Words are Powerful
- United Readiness

- 4 days ago
- 3 min read

Thoughts and words move together like partners in a slow-burning waltz. One steps, the other follows; one breathes, the other echoes. It’s easy to pretend they’re separate—thoughts tucked in the head like shy birds, words flying out into the world where anyone can hear. But the truth is more intimate. They’re joints in the same mirror, bending and reflecting, shaping what we see and how we’re seen.
A pleasant thought doesn’t just sit in the mind like warm sunlight. It glows through everything you say. You can hear it in a person’s tone, the lift of their voice, the gentleness of their phrasing. And a dark, festering thought? It leaks. It slips into conversations, into reactions, into the way a person shows up in moments that matter. We pretend we don’t hear the cracks in someone’s voice, but language always betrays what thought has birthed.
Many people insist they “can’t control their thoughts.” It feels noble, even honest.

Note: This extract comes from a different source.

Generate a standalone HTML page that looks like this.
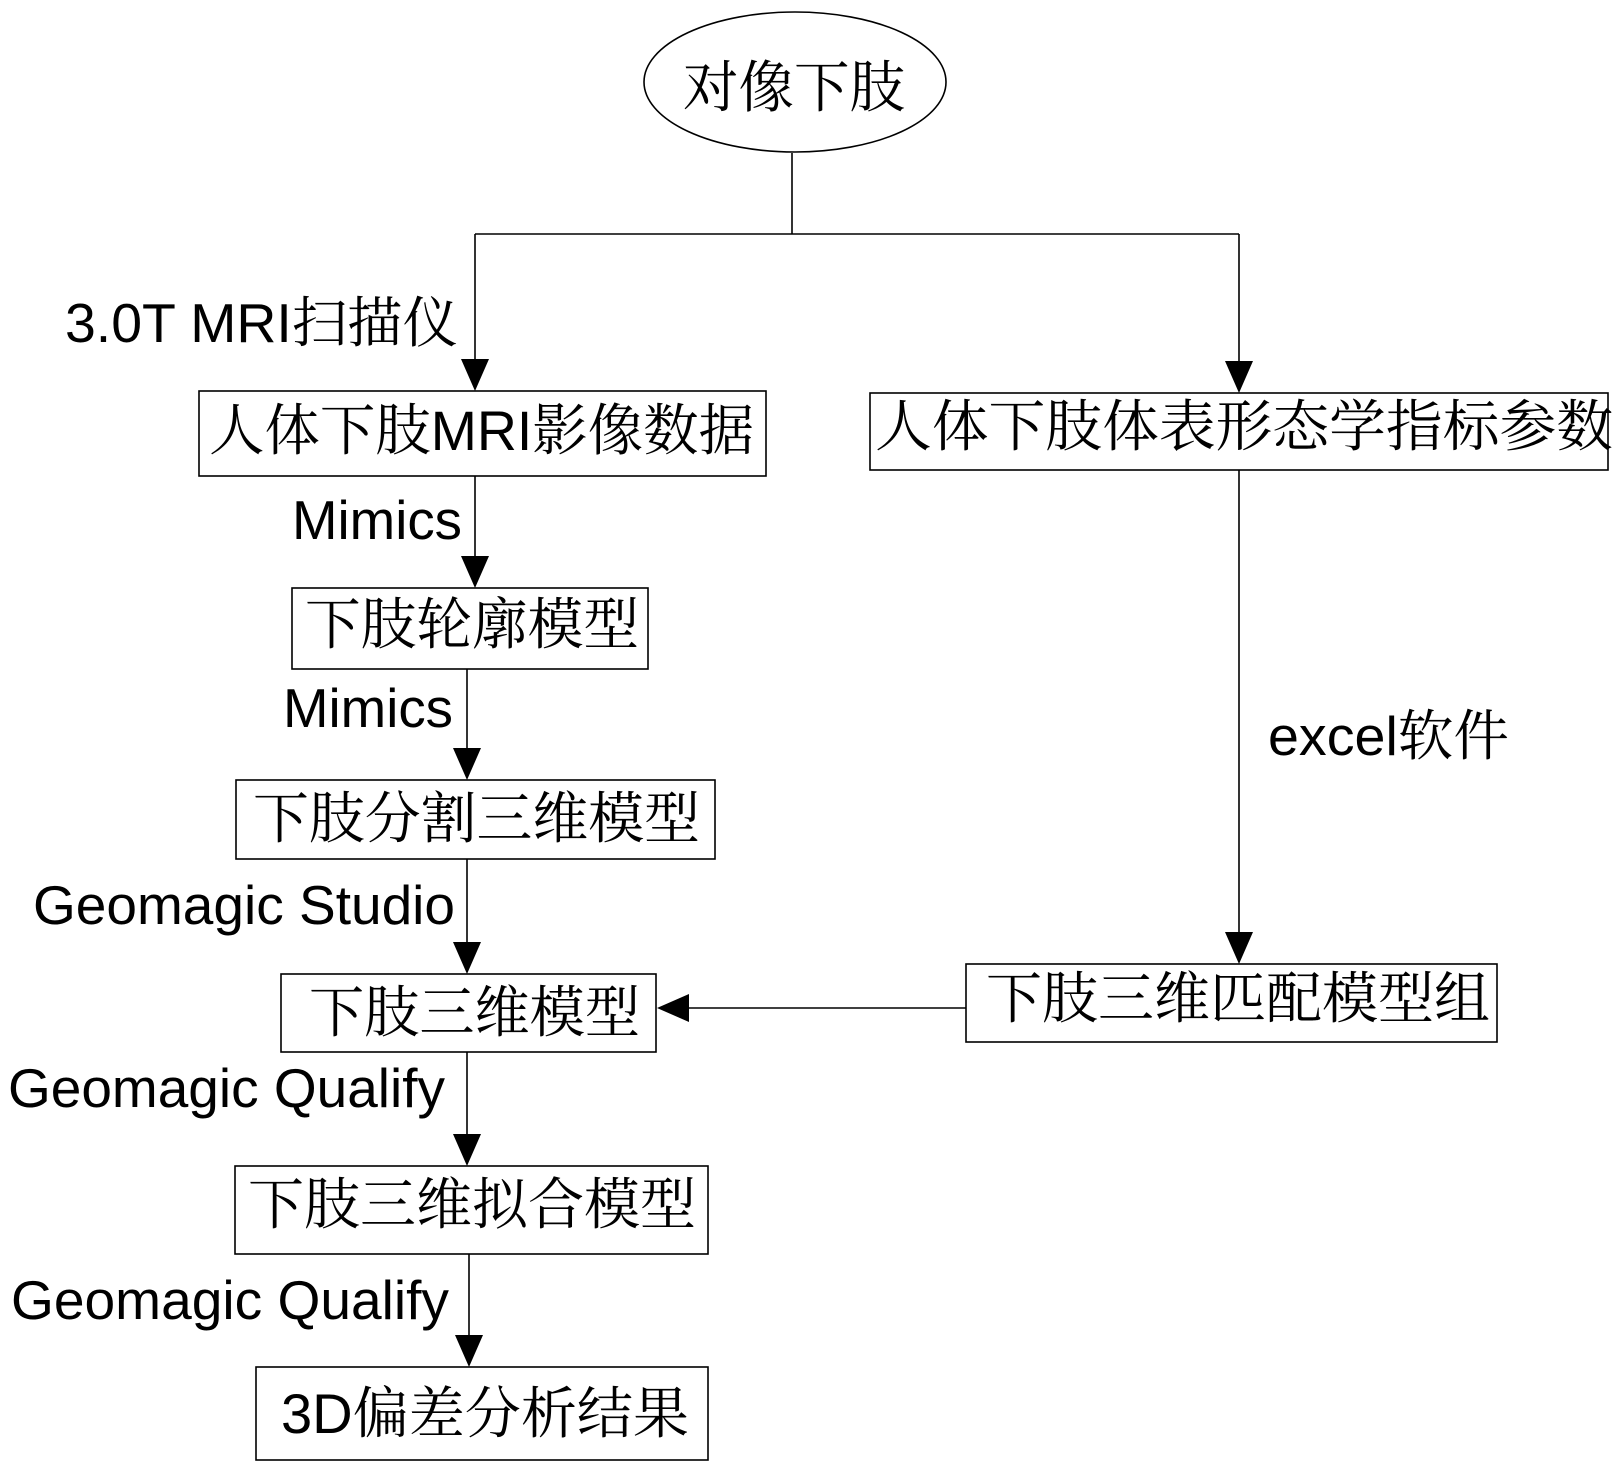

Yet it underestimates the quiet power each of us possesses. Thoughts do arrive uninvited, true—little storms, drifting clouds, sparks from old memories—but what we choose to dwell on, feed, and sculpt is entirely ours. A mind is not a runaway horse; it’s a garden. And gardens respond to choice.
Words are the fruit of that garden. They fall from the tongue, sometimes sweet, sometimes spoiled, and once spoken, they roll into the world on their own mission. It doesn’t matter whether the person you’re speaking about is near or far. It doesn’t matter if you meant it lightly. Words carry weight, and weight leaves marks. Words outlive intention. They can soothe long after the speaker has forgotten them—or they can bruise long after the speaker has moved on.

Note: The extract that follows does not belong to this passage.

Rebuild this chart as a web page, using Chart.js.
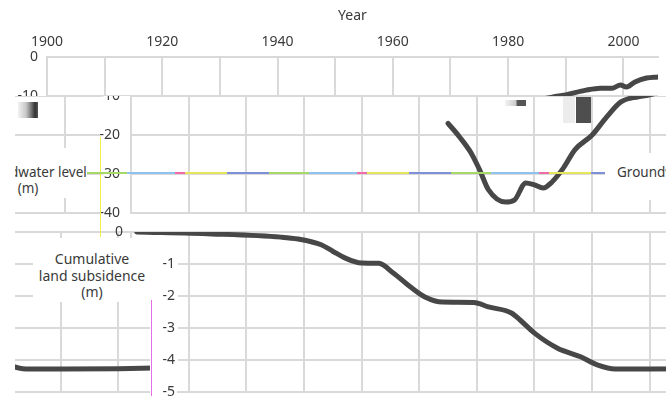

It’s nearly impossible to yield good fruit while speaking in soil poisoned with judgment, envy, bitterness, or self-doubt. You can’t cultivate a future built on faith, clarity, love, and elevation while watering your inner life with corrosive language. Thoughts shape words, words shape actions, and actions shape destiny. This is an ancient truth dressed in new vocabulary.
Think of thoughts and words as a ballad—a melody and a lyric leaning on each other to create something whole. The thought provides the tune, the emotional arc, the feeling. The word gives it form, shape, and motion. Or imagine them as a dance. The thought sets the rhythm; the word takes the step. Change either one, and the entire piece transforms.
This is why mindfulness isn’t some soft notion reserved for mystics and meditators. It’s a practical strategy for self-direction. When you choose your thoughts—gently, repeatedly, intentionally—you begin to choose your words. When you choose your words, you choose your impact. When you choose your impact, you choose your path.
And here’s the subtle twist: once a word leaves your mouth, it becomes part of the architecture of your life. You can’t retrieve it like a letter in the mail. You can’t rewind it like a tape. Those words may open doors, or they may quietly build walls around you. Many people never realize they’re imprisoned not by the world, but by the vocabulary they use to describe themselves, others, and their possibilities.
So be mindful—about the thoughts you allow to get comfortable, and the words you place into the world. Speak in ways that make you lighter, not heavier. Think in ways that lift you, not limit you. You deserve a life shaped by intention, not accident.
When thoughts sing, and words dance in harmony, the whole inner world begins to rise.